▸ To do: Of all the lines in these entries, how many contain the string "this"? Give only that count.
** Begin Material **
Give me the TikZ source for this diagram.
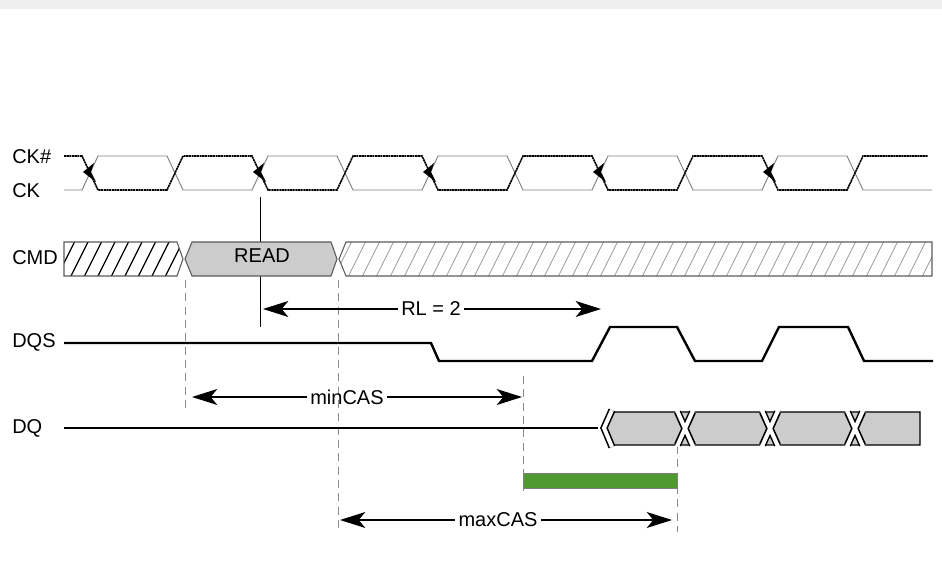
\documentclass[tikz,border=0pt]{standalone}
\usepackage{fontspec}
\setmainfont{Liberation Sans}
\usetikzlibrary{arrows.meta}
\definecolor{band}{HTML}{EFEFEF}
\definecolor{boxgray}{HTML}{CCCCCC}
\definecolor{edgegray}{HTML}{5A5A5A}
\definecolor{dashgray}{HTML}{8C8C8C}
\definecolor{hatchgray}{HTML}{9A9A9A}
\definecolor{casgreen}{HTML}{4E9A2E}
\begin{document}
\begin{tikzpicture}[x=0.75pt,y=-0.75pt,
  lbl/.style={font=\fontsize{15}{17}\selectfont, anchor=west, inner sep=0pt},
  mtxt/.style={font=\fontsize{15}{17}\selectfont, inner sep=2.5pt},
  ckdark/.style={black, line width=1.2pt, dash pattern=on 1.6pt off 0.4pt},
  cklight/.style={gray, line width=0.7pt},
  sig/.style={black, line width=1.8pt},
  guide/.style={dashgray, line width=0.7pt, dash pattern=on 6pt off 4pt},
  meas/.style={black, line width=0.8pt, -{Stealth[length=19pt,width=12pt,inset=5pt]}},
  edgetip/.style={fill=black},
  xout/.style={black, line width=5.4pt},
  xin/.style={white, line width=3.0pt}]
\useasboundingbox (0,0) rectangle (942,580);
\fill[band] (0,0) rectangle (942,9);

% labels
\node[lbl] (lckn) at (12,157) {CK\#};
\node[lbl] (lck)  at (12,191) {CK};
\node[lbl] (lcmd) at (12,258) {CMD};
\node[lbl] (ldqs) at (12,342) {DQS};
\node[lbl] (ldq)  at (12,428) {DQ};

% clock
\draw[cklight] (64,190) -- (82,190) -- (98,156) -- (167,156) -- (183,190) -- (252,190) -- (268,156) -- (337,156) -- (353,190) -- (422,190) -- (438,156) -- (507,156) -- (523,190) -- (592,190) -- (608,156) -- (677,156) -- (693,190) -- (762,190) -- (778,156) -- (847,156) -- (863,190) -- (932,190);
\draw[ckdark] (64,156) -- (82,156) -- (98,190) -- (167,190) -- (183,156) -- (252,156) -- (268,190) -- (337,190) -- (353,156) -- (422,156) -- (438,190) -- (507,190) -- (523,156) -- (592,156) -- (608,190) -- (677,190) -- (693,156) -- (762,156) -- (778,190) -- (847,190) -- (863,156) -- (928,156);
\foreach \c in {90,260,430,600,770}{
  \fill[edgetip] (\c-7,172) -- (\c+4,163) -- (\c+1,172) -- (\c+6,182) -- cycle;
}

% reference edge line
\coordinate (edgeTop) at (260,197);
\coordinate (edgeBot) at (260,327);
\draw[black, line width=0.75pt] (edgeTop) -- (edgeBot);

% CMD row
\begin{scope}
  \clip (64,242) -- (177,242) -- (183,259) -- (177,276) -- (64,276) -- cycle;
  \foreach \x in {30,43.5,...,200}{
    \draw[black, line width=1.0pt] (\x,277) -- (\x+18,241);
  }
\end{scope}
\draw[edgegray, line width=0.8pt] (64,242) -- (177,242) -- (183,259) -- (177,276) -- (64,276) -- cycle;
\draw[edgegray, line width=0.8pt, fill=boxgray] (185,259) -- (192,242) -- (331,242) -- (337,259) -- (331,276) -- (192,276) -- cycle;
\node[mtxt, inner sep=0pt] (read) at (262,256) {READ};
\begin{scope}
  \clip (339,259) -- (346,242) -- (932,242) -- (932,276) -- (346,276) -- cycle;
  \foreach \x in {320,334,...,950}{
    \draw[hatchgray, line width=0.6pt] (\x,277) -- (\x+18,241);
  }
\end{scope}
\draw[edgegray, line width=0.8pt] (339,259) -- (346,242) -- (932,242) -- (932,276) -- (346,276) -- cycle;

% guides
\draw[guide] (185,280) -- (185,410);
\draw[guide] (338,280) -- (338,530);
\draw[guide] (523,376) -- (523,495);
\draw[guide] (677,446) -- (677,532);

% RL arrow
\node[mtxt] (rl) at (431,309) {RL = 2};
\coordinate (rlL) at (263,309);
\coordinate (rlR) at (601,309);
\draw[meas] (rl.west) -- (rlL);
\draw[meas] (rl.east) -- (rlR);

% DQS
\draw[sig, line join=miter] (64,343) -- (431,343) -- (439,361) -- (592,361) -- (610,327) -- (677,327) -- (695,361) -- (762,361) -- (779,327) -- (848,327) -- (864,361) -- (933,361);

% minCAS
\node[mtxt] (mincas) at (347,397) {minCAS};
\coordinate (minL) at (192,397);
\coordinate (minR) at (522,397);
\draw[meas] (mincas.west) -- (minL);
\draw[meas] (mincas.east) -- (minR);

% DQ
\draw[sig] (64,428) -- (598,428);
\draw[black, line width=0.8pt, fill=boxgray] (603,428) -- (613,412) -- (920,412) -- (920,445) -- (613,445) -- cycle;
\draw[xout, line join=miter] (612,410) -- (604,428) -- (612,447);
\draw[xin, line join=miter] (612,410) -- (604,428) -- (612,447);
\foreach \c in {685,770,855}{
  \draw[xout] (\c-7.5,412) -- (\c+7.5,445) (\c+7.5,412) -- (\c-7.5,445);
  \draw[xin] (\c-8,410.5) -- (\c+8,446.5) (\c+8,410.5) -- (\c-8,446.5);
}

% green window
\draw[gray, line width=0.6pt, fill=casgreen] (523,473) rectangle (677,488);

% maxCAS
\node[mtxt] (maxcas) at (498,520) {maxCAS};
\coordinate (maxL) at (340,520);
\coordinate (maxR) at (672,520);
\draw[meas] (maxcas.west) -- (maxL);
\draw[meas] (maxcas.east) -- (maxR);
\end{tikzpicture}
\end{document}
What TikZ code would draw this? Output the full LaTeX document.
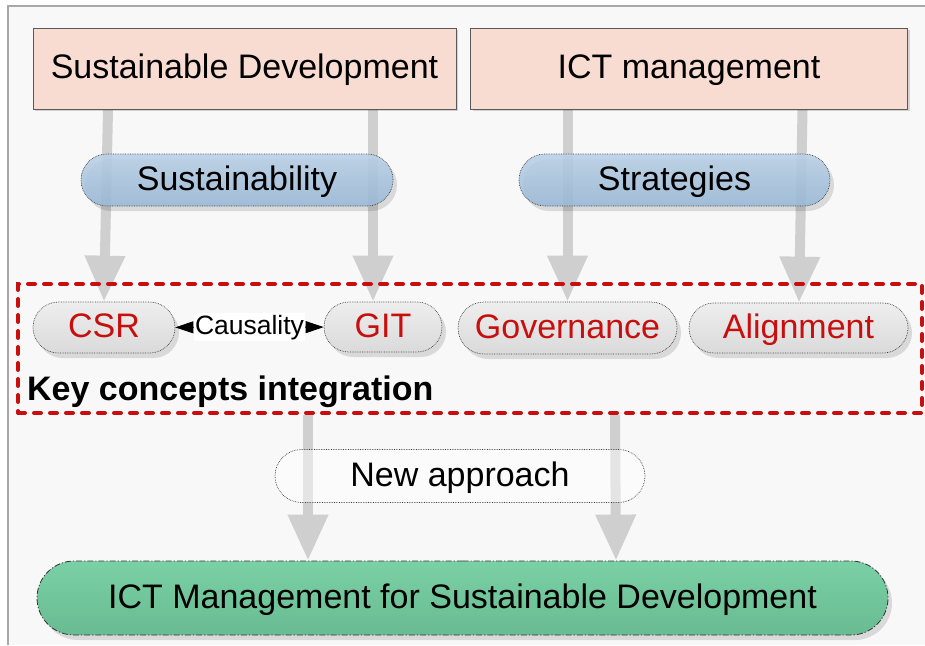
** End Material **
▸ Answer to the problem: 2